System shake-up needed to spark student social action

New research published by Student Hubs finds that action is needed in order to increase the number of young people engaging in social action projects. Adam O'Boyle, co-founder of Student Hubs and social enterprise restaurant Turl Street Kitchen, summarises the key findings in the Students, Volunteering and Social Action in the UK: History and Policies report. 

In order to fundamentally change a broken system we need to enable students to start driving social change while they are at university, so that they continue to be powerful and active citizens throughout their lives.

This is a crucial time for the student social action sector. After decades in which we’ve navigated cycles of funding and cuts, boom and bust, we are now entering a new era of investment in the youth social action movement.

For example, Step Up To Serve, a charitable organisation set up by HRH the Prince of Wales, was established in 2013 by request of the prime minister after government commissioned research found that more high quality social action opportunities needed to be available through formal educational settings and in other youth settings such as after school-clubs.

It has committed to double the number of young people involved with social action in the UK by 2020. Working with students at the top end of the initiative’s 10-20 age range, our activities at Student Hubs such as leadership training workshops, conferences and organising voluntary placements are tied up with this ambitious pledge.

To achieve such a positive level of youth social action is going to take serious commitment over the next six years. And no more so than in the higher education sector, where support for student volunteering and social action has been a tale of highs, lows and treading water.
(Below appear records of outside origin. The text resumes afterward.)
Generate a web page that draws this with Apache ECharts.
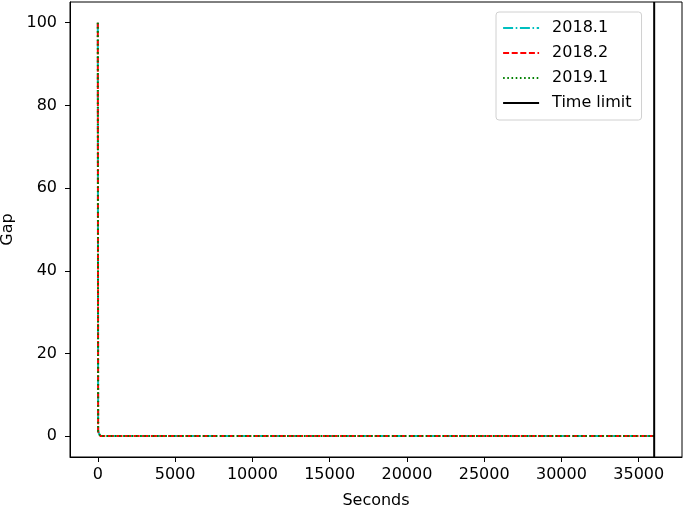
<!DOCTYPE html>
<html>
<head>
<meta charset="utf-8">
<script src="https://cdn.jsdelivr.net/npm/echarts@6/dist/echarts.min.js"></script>
<style>
  html, body { margin: 0; padding: 0; background: #fff; }
  #chart { width: 685px; height: 508px; }
</style>
</head>
<body>
<div id="chart"></div>
<script>
// seconds / gap pairs
const seconds_2018_1 = [0, 20, 150, 36000];
const gap_2018_1 = [100, 1.2, 0.1, 0.05];
const seconds_2018_2 = [0, 20, 150, 36000];
const gap_2018_2 = [100, 1.2, 0.1, 0.05];
const seconds_2019_1 = [0, 20, 150, 36000];
const gap_2019_1 = [100, 1.2, 0.1, 0.05];
const timeLimit = 36000;

const xTicks = [0, 5000, 10000, 15000, 20000, 25000, 30000, 35000];
const yTicks = [0, 20, 40, 60, 80, 100];

const FONT = 'DejaVu Sans';
const FS = 16;
const LW = 2;

const zip = (xs, ys) => xs.map((x, i) => [x, ys[i]]);

const chart = echarts.init(document.getElementById('chart'));

const lineSeries = (name, color, type, xs, ys) => ({
  name: name,
  type: 'line',
  symbol: 'none',
  data: zip(xs, ys),
  lineStyle: {color: color, width: LW, type: type},
  itemStyle: {color: color},
  animation: false
});

chart.setOption({
  animation: false,
  grid: {
    left: 70, right: 3, top: 2, bottom: 51,
    outerBoundsMode: 'none',
    containLabel: false,
    show: true, borderColor: '#000', borderWidth: 1
  },
  xAxis: {
    type: 'value',
    min: -1800,
    max: 37800,
    name: 'Seconds',
    nameLocation: 'middle',
    nameGap: 36,
    nameTextStyle: {fontFamily: FONT, fontSize: FS, color: '#000'},
    splitLine: {show: false},
    axisLine: {show: true, onZero: false, lineStyle: {color: '#000', width: 1}},
    axisTick: {show: true, length: 5, customValues: xTicks, lineStyle: {color: '#000'}},
    axisLabel: {
      customValues: xTicks, fontFamily: FONT, fontSize: FS, color: '#000', margin: 10,
      formatter: (v) => String(v)
    }
  },
  yAxis: {
    type: 'value',
    min: -5,
    max: 105,
    name: 'Gap',
    nameLocation: 'middle',
    nameGap: 53,
    nameTextStyle: {fontFamily: FONT, fontSize: FS, color: '#000'},
    splitLine: {show: false},
    axisLine: {show: true, onZero: false, lineStyle: {color: '#000', width: 1}},
    axisTick: {show: true, length: 5, customValues: yTicks, lineStyle: {color: '#000'}},
    axisLabel: {
      customValues: yTicks, fontFamily: FONT, fontSize: FS, color: '#000', margin: 13,
      formatter: (v) => String(v)
    }
  },
  legend: {
    orient: 'vertical',
    left: 496,
    top: 12,
    padding: [8, 10, 9, 6],
    itemWidth: 36,
    itemHeight: 14,
    itemGap: 9,
    backgroundColor: '#fff',
    borderColor: '#d0d0d0',
    borderWidth: 1,
    borderRadius: 3,
    itemStyle: {opacity: 0},
    lineStyle: {width: 2.2},
    textStyle: {fontFamily: FONT, fontSize: FS, color: '#000', padding: [0, 0, 0, 8]},
    data: ['2018.1', '2018.2', '2019.1', 'Time limit']
  },
  series: [
    lineSeries('2018.1', '#00bfbf', [10, 2.6, 1.6, 2.6], seconds_2018_1, gap_2018_1),
    lineSeries('2018.2', '#ff0000', [6, 2.6], seconds_2018_2, gap_2018_2),
    lineSeries('2019.1', '#008000', [1.6, 2.6], seconds_2019_1, gap_2019_1),
    lineSeries('Time limit', '#000000', 'solid', [timeLimit, timeLimit], [-5, 105])
  ]
});
</script>
</body>
</html>
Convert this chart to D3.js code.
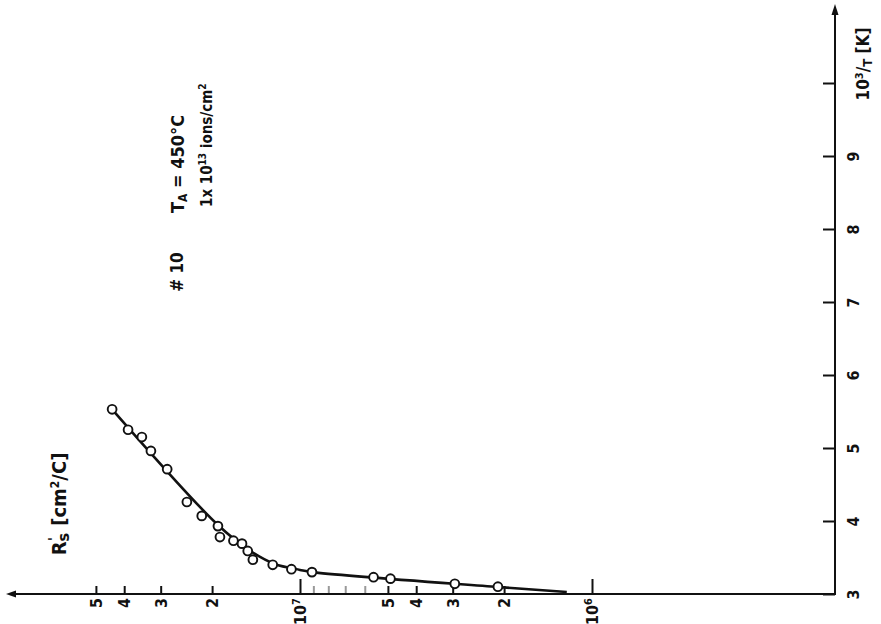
<!DOCTYPE html>
<html>
<head>
<meta charset="utf-8">
<script src="https://cdn.jsdelivr.net/npm/d3@7"></script>
<style>
  body { margin: 0; background: #fff; }
  text { font-family: "DejaVu Sans Condensed", "DejaVu Sans", sans-serif; font-weight: bold; fill: #111; }
</style>
</head>
<body>
<svg id="plot" width="881" height="624"></svg>
<script>
// measured points: 10^3/T [1/K] and Rs' [cm^2/C]
invT = [5.53, 5.25, 5.15, 4.96, 4.71, 4.26, 4.07, 3.93, 3.78, 3.73, 3.69, 3.59, 3.47, 3.40, 3.34, 3.30, 3.23, 3.21, 3.14, 3.10];
rsVals = [4.4e7, 3.88e7, 3.48e7, 3.24e7, 2.85e7, 2.44e7, 2.17e7, 1.91e7, 1.88e7, 1.69e7, 1.58e7, 1.51e7, 1.45e7, 1.24e7, 1.07e7, 9.1e6, 5.6e6, 4.9e6, 2.95e6, 2.1e6];

// drawn fit curve
fitT = [5.53, 3.945, 3.59, 3.41, 3.33, 3.30, 3.096, 3.027];
fitRs = [4.4e7, 1.91e7, 1.48e7, 1.22e7, 1.0e7, 9.1e6, 2.1e6, 1.22e6];

tTicks = [3, 4, 5, 6, 7, 8, 9, 10];
tLabels = ["3", "4", "5", "6", "7", "8", "9", ""];
rsTicks = [1e6, 2e6, 3e6, 4e6, 5e6, 6e6, 7e6, 8e6, 9e6, 1e7, 2e7, 3e7, 4e7, 5e7];
rsLabels = ["10|6", "2", "3", "4", "5", "", "", "", "", "10|7", "2", "3", "4", "5"];

axisX = 835;
axisY = 594;

const svg = d3.select("#plot");

x = d3.scaleLog()
    .domain([1e6, 1e7])
    .range([592, 300]);

y = d3.scaleLinear()
    .domain([3, 10])
    .range([axisY, 83]);

// Rs axis (horizontal, values grow to the left)
const rsAxis = svg.append("g")
    .attr("transform", `translate(0,${axisY})`)
    .call(d3.axisBottom(x)
        .tickValues(rsTicks)
        .tickSize(-8)
        .tickSizeOuter(0)
        .tickFormat((d, i) => rsLabels[i]));
rsAxis.select(".domain").remove();
rsAxis.selectAll(".tick line")
    .attr("y2", d => (d === 1e6 || d === 1e7) ? -15 : -8)
    .attr("stroke", d => (d > 5e6 && d < 1e7) ? "#999" : "#111")
    .attr("stroke-width", 2);
rsAxis.selectAll(".tick text")
    .attr("transform", "rotate(-90)")
    .attr("x", -4)
    .attr("y", 0)
    .attr("dy", "0.36em")
    .attr("text-anchor", "end")
    .attr("font-size", 16)
    .each(function (d, i) {
        const parts = rsLabels[i].split("|");
        const t = d3.select(this).text(parts[0]);
        if (parts.length > 1) {
            t.append("tspan")
                .attr("baseline-shift", "super")
                .attr("font-size", 11)
                .text(parts[1]);
        }
    });

svg.append("line")
    .attr("x1", axisX).attr("x2", 10)
    .attr("y1", axisY).attr("y2", axisY)
    .attr("stroke", "#111").attr("stroke-width", 2);
svg.append("path")
    .attr("d", `M6,${axisY} L16,${axisY - 3.5} L16,${axisY + 3.5} Z`)
    .attr("fill", "#111");

// 10^3/T axis (vertical, right side)
const tAxis = svg.append("g")
    .attr("transform", `translate(${axisX},0)`)
    .call(d3.axisRight(y)
        .tickValues(tTicks)
        .tickSize(-12)
        .tickSizeOuter(0)
        .tickFormat((d, i) => tLabels[i]));
tAxis.select(".domain").remove();
tAxis.selectAll(".tick line")
    .attr("stroke", "#111")
    .attr("stroke-width", 2);
tAxis.selectAll(".tick text")
    .attr("transform", "rotate(-90)")
    .attr("x", 0)
    .attr("y", 24)
    .attr("dy", 0)
    .attr("text-anchor", "middle")
    .attr("font-size", 16);

svg.append("line")
    .attr("x1", axisX).attr("x2", axisX)
    .attr("y1", axisY + 1).attr("y2", 8)
    .attr("stroke", "#111").attr("stroke-width", 2);
svg.append("path")
    .attr("d", `M${axisX},4 L${axisX - 3.5},15 L${axisX + 3.5},15 Z`)
    .attr("fill", "#111");

// fit curve
const line = d3.line()
    .x((d, i) => x(fitRs[i]))
    .y(d => y(d))
    .curve(d3.curveCatmullRom.alpha(0.5));

svg.append("path")
    .datum(fitT)
    .attr("fill", "none")
    .attr("stroke", "#111")
    .attr("stroke-width", 2.6)
    .attr("d", line);

// measured points
svg.append("g")
    .selectAll("circle")
    .data(invT)
    .join("circle")
    .attr("cx", (d, i) => x(rsVals[i]))
    .attr("cy", d => y(d))
    .attr("r", 4.4)
    .attr("fill", "#fff")
    .attr("stroke", "#111")
    .attr("stroke-width", 1.9);

// axis titles
const tTitle = svg.append("text")
    .attr("transform", "translate(869,64) rotate(-90)")
    .attr("text-anchor", "middle")
    .attr("font-size", 17);
tTitle.append("tspan").text("10");
tTitle.append("tspan").attr("dy", -6).attr("font-size", 11).text("3");
tTitle.append("tspan").attr("dy", 6).text("/");
tTitle.append("tspan").attr("dy", 3).attr("font-size", 13).text("T");
tTitle.append("tspan").attr("dy", -3).text(" [K]");

const rsTitle = svg.append("text")
    .attr("transform", "translate(66,504) rotate(-90)")
    .attr("text-anchor", "middle")
    .attr("font-size", 20);
rsTitle.append("tspan").text("R");
rsTitle.append("tspan").attr("dy", 3).attr("font-size", 16).text("s");
rsTitle.append("tspan").attr("dx", -8).attr("dy", -11).attr("font-size", 14).text("'");
rsTitle.append("tspan").attr("dx", 5).attr("dy", 8).text(" [cm");
rsTitle.append("tspan").attr("dy", -7).attr("font-size", 12).text("2");
rsTitle.append("tspan").attr("dy", 7).text("/C]");

// annotations
svg.append("text")
    .attr("transform", "translate(183,272) rotate(-90)")
    .attr("text-anchor", "middle")
    .attr("font-size", 17)
    .text("# 10");

const ta = svg.append("text")
    .attr("transform", "translate(184,213) rotate(-90)")
    .attr("font-size", 18);
ta.append("tspan").text("T");
ta.append("tspan").attr("dy", 3).attr("font-size", 12).text("A");
ta.append("tspan").attr("dy", -3).text(" = 450°C");

const dose = svg.append("text")
    .attr("transform", "translate(212,207) rotate(-90)")
    .attr("font-size", 15);
dose.append("tspan").text("1x 10");
dose.append("tspan").attr("dy", -6).attr("font-size", 10).text("13");
dose.append("tspan").attr("dy", 6).text(" ions/cm");
dose.append("tspan").attr("dy", -6).attr("font-size", 10).text("2");
</script>
</body>
</html>
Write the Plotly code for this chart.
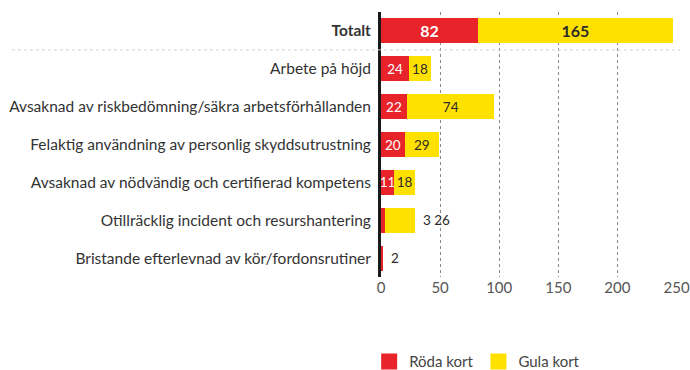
import plotly.graph_objects as go

# Cards issued per category
categories = [
    "Totalt",
    "Arbete på höjd",
    "Avsaknad av riskbedömning/säkra arbetsförhållanden",
    "Felaktig användning av personlig skyddsutrustning",
    "Avsaknad av nödvändig och certifierad kompetens",
    "Otillräcklig incident och resurshantering",
    "Bristande efterlevnad av kör/fordonsrutiner",
]
red_cards = [82, 24, 22, 20, 11, 3, 2]
yellow_cards = [165, 18, 74, 29, 18, 26, 0]
x_ticks = [0, 50, 100, 150, 200, 250]

RED = "#E8232A"
YELLOW = "#FFE100"
DARK = "#2b2b2b"
FONT = "Lato"

# Rows whose red segment is too thin get their values written beside the bar
outside = [r < 5 for r in red_cards]
is_total = [c == "Totalt" for c in categories]

y_labels = ["<b>" + c + "</b>" if t else c for c, t in zip(categories, is_total)]

def inside_text(vals):
    out = []
    for v, o, t in zip(vals, outside, is_total):
        if o or v == 0:
            out.append("")
        else:
            out.append(f"<b>{v}</b>" if t else str(v))
    return out

sizes = [16 if t else 13.5 for t in is_total]

fig = go.Figure()
fig.add_bar(
    name="Röda kort", y=y_labels, x=red_cards, orientation="h",
    marker_color=RED, marker_line_width=0, showlegend=False,
    text=inside_text(red_cards), textposition="inside", insidetextanchor="middle",
    textangle=0, constraintext="none",
    textfont=dict(family=FONT, color="white", size=sizes),
)
fig.add_bar(
    name="Gula kort", y=y_labels, x=yellow_cards, orientation="h",
    marker_color=YELLOW, marker_line_width=0, showlegend=False,
    text=inside_text(yellow_cards), textposition="inside", insidetextanchor="middle",
    textangle=0, constraintext="none",
    textfont=dict(family=FONT, color=DARK, size=sizes),
)

# legend entries with larger square swatches
for name, col in [("Röda kort", RED), ("Gula kort", YELLOW)]:
    fig.add_scatter(x=[None], y=[None], mode="markers", name=name,
                    marker=dict(symbol="square", size=16, color=col))

for lab, r, y, o in zip(y_labels, red_cards, yellow_cards, outside):
    if o:
        txt = f"{r} {y}" if y else f"{r}"
        fig.add_annotation(x=r + y, y=lab, text=txt, showarrow=False,
                           xanchor="left", xshift=6,
                           font=dict(family=FONT, size=13.5, color=DARK))

# dotted separator below the total row
fig.add_shape(type="line", xref="paper", yref="y", x0=-1.247, x1=1.01,
              y0=0.5, y1=0.5, line=dict(color="#d0d0d0", width=1, dash="dot"))

fig.update_layout(
    width=690, height=370,
    margin=dict(l=381, r=13, t=12, b=93, autoexpand=False),
    barmode="stack", bargap=0.34,
    plot_bgcolor="white", paper_bgcolor="white",
    font=dict(family=FONT, size=15, color="#333"),
    legend=dict(orientation="h", x=-0.04, xanchor="left", y=-0.32, yanchor="middle",
                font=dict(family=FONT, size=15, color="#444"), traceorder="normal",
                itemwidth=30),
    xaxis=dict(range=[0, 250.4], tickvals=x_ticks, showgrid=True,
               gridcolor="#888", griddash="dot", gridwidth=1,
               zeroline=False, showline=False, ticks="", ticklabeloverflow="allow",
               tickfont=dict(family=FONT, size=15, color="#555")),
    yaxis=dict(autorange="reversed", showline=True, linecolor="#1a1a1a", linewidth=3,
               ticks="", ticklabelstandoff=4, showgrid=False,
               tickfont=dict(family=FONT, size=15.5, color="#333")),
)

fig.write_html("out.html")
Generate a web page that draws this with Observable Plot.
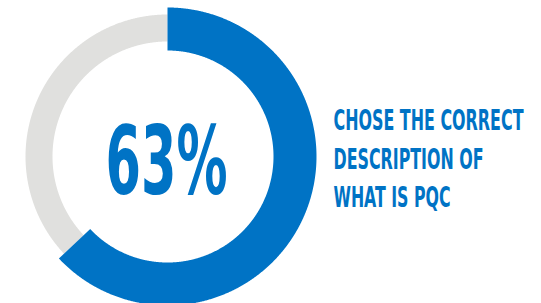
<!DOCTYPE html>
<html><head><meta charset="utf-8">
<script src="https://cdn.jsdelivr.net/npm/d3@7"></script>
<script src="https://cdn.jsdelivr.net/npm/@observablehq/plot@0.6"></script>
<style>html,body{margin:0;padding:0;background:#fff}</style>
</head><body><div id="chart"></div>
<script>
// ---- data ----
const segments = ["Correct", "Other"];
const shares = [63, 37];
const centerLabel = ["63%"];
const captionLines = ["CHOSE THE CORRECT", "DESCRIPTION OF", "WHAT IS PQC"];

// ---- layout / style ----
const W = 541, H = 303, CX = 167, CY = 156;
const BLUE = "#0073C5", GRAY = "#E0E0DE";
const ring = {
  Correct: {r0: 106, r1: 149, color: BLUE},
  Other:   {r0: 115, r1: 142, color: GRAY}
};
const FONT = "'Liberation Sans Narrow','DejaVu Sans Condensed','Liberation Sans',sans-serif";

const total = d3.sum(shares);
let acc = 0;
const polys = {};
segments.forEach((s, i) => {
  const a0 = acc / total * 2 * Math.PI;
  acc += shares[i];
  const a1 = acc / total * 2 * Math.PI;
  const n = Math.max(2, Math.ceil((a1 - a0) / 0.005));
  const {r0, r1} = ring[s];
  const pts = [];
  for (let k = 0; k <= n; k++) { const a = a0 + (a1 - a0) * k / n; pts.push({x: r1 * Math.sin(a), y: r1 * Math.cos(a)}); }
  for (let k = n; k >= 0; k--) { const a = a0 + (a1 - a0) * k / n; pts.push({x: r0 * Math.sin(a), y: r0 * Math.cos(a)}); }
  polys[s] = pts;
});

const chart = Plot.plot({
  width: W, height: H, margin: 0,
  x: {domain: [-CX, W - CX], axis: null},
  y: {domain: [CY - H, CY], axis: null},
  style: {background: "transparent"},
  marks: [
    ...segments.slice().reverse().map(s =>
      Plot.line(polys[s], {x: "x", y: "y", fill: ring[s].color, stroke: "none", curve: "linear"})),
    Plot.text(centerLabel, {
      x: () => -1, y: () => -7, text: d => d, textAnchor: "middle",
      fontSize: 94, fontWeight: 700, fontFamily: FONT, fill: BLUE
    }),
    Plot.text(captionLines, {
      x: () => 166, y: (d, i) => 35 - i * 38.5, text: d => d, textAnchor: "start",
      fontSize: 27.5, fontWeight: 700, fontFamily: FONT, fill: BLUE
    })
  ]
});

// squeeze glyphs to the narrow display face of the original
const widths = [122, 190, 150, 117];
d3.select(chart).selectAll("text")
  .attr("textLength", (d, i) => widths[i]).attr("lengthAdjust", "spacingAndGlyphs");

document.getElementById("chart").appendChild(chart);
</script>
</body></html>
Student Hubs inspires, connects and supports a network of 30,000 students to shape a better world. Over the last seven years, we have grown our student-led model in 10 universities – opening our latest Hub at Kingston University this September. Emboldened by the need for a serious shake-up of our sector, we have produced our own study of student social action – summarising the valuable lessons we’ve learned and outlining our manifesto for meeting the ambitious targets set for youth social action.

As a relatively young organisation, we're standing on the shoulders of giants. With decades of research and knowledge in existence, it is fascinating to look back and review the pieces of the puzzle which have fed into our culture and ethos, inspiring our model of student-leadership and critical engagement.

In 2010, the Bursting the Bubble: Students, Volunteering and the Community report stated: "The past decade saw significant policy and funding interventions, with substantial resources committed through HEFCE and then vinspired to support new initiatives, create new staff posts and support the movement's development. 

However, we’ve also learnt implementation is the curse of our sector. While there is much analysis, discussion and dissection of policy recommendations, it has done little to increase the proportion of student volunteers in the UK above more than 30%. This in comparison to the US, where figures estimate that between 45 and 70% of young people undertake some form of formal volunteering during their time at university. This level of student participation also positively correlates with higher proportions of adults who continue to volunteer throughout their lives.

We need to combine this level of participation with the critical engagement which will equip students to graduate as citizens of the world with a mission to change it for the better.

The work of Step Up To Serve and also the organisation Generation Change – which brings together leaders in the UK youth social action sector and is creating infrastructure to increase the quantity and quality of social action taken by young people –has created a set of quality principles which are to be the hallmark of all effective youth social action going forward. These will ensure that ‘double benefit’ becomes reality rather than rhetoric.

Double benefit is more than students clocking up community volunteering hours in exchange for coveted CV points. It is about giving students the opportunity to critically engage with the issues they are tackling through their action and to use this awareness to effect sustainable change for their causes and formulate their own social action identities for life. The double benefit model puts people and impact at the centre of all social action.

Our study is a call to action to entrepreneurialism, innovation and collaboration in our sector in order to reinvigorate a strong, sustainable and dynamic student volunteering and social action landscape which delivers this model of meaningful and impactful student social action.

Key recommendations in the Students, Volunteering and Social Action in the UK: History and Policies include:

  • Support for student social action should not be beholden to boom and bust. We need to hold a cross-sector review of how national support can be sustainable and reliable long into the future.
  • National infrastructure and frontline delivery organisations should exist to guide, support and incubate student leadership in social action. A tri-annual audit of the state of student-led volunteering should be conducted both locally and nationally.
  • A review should be conducted to look at barriers to the uptake of ‘service learning’ in the UK.
  • To encourage more students to volunteer, we need to appeal to their interests, skills and desire to make a difference. Even if enhanced employability can be a positive outcome of volunteering for individuals, these messages should not be overemphasised to increase levels of involvement.
  • A range of tailored approaches should continue to be supported. No one-size-fits-all model can be adopted but setting more common standards of impact measurement would help raise the quality of provision at different institutions

 

Student Hubs was founded in 2007 by four students from Oxford University with the aim of coordinating the social action, community and voluntary activities that were already happening in the University. It is now a national organisation with a membership of 30,000 students and works to promote the student social action agenda in a number of ways including its annual Emerge conference, talks and voluntary projects.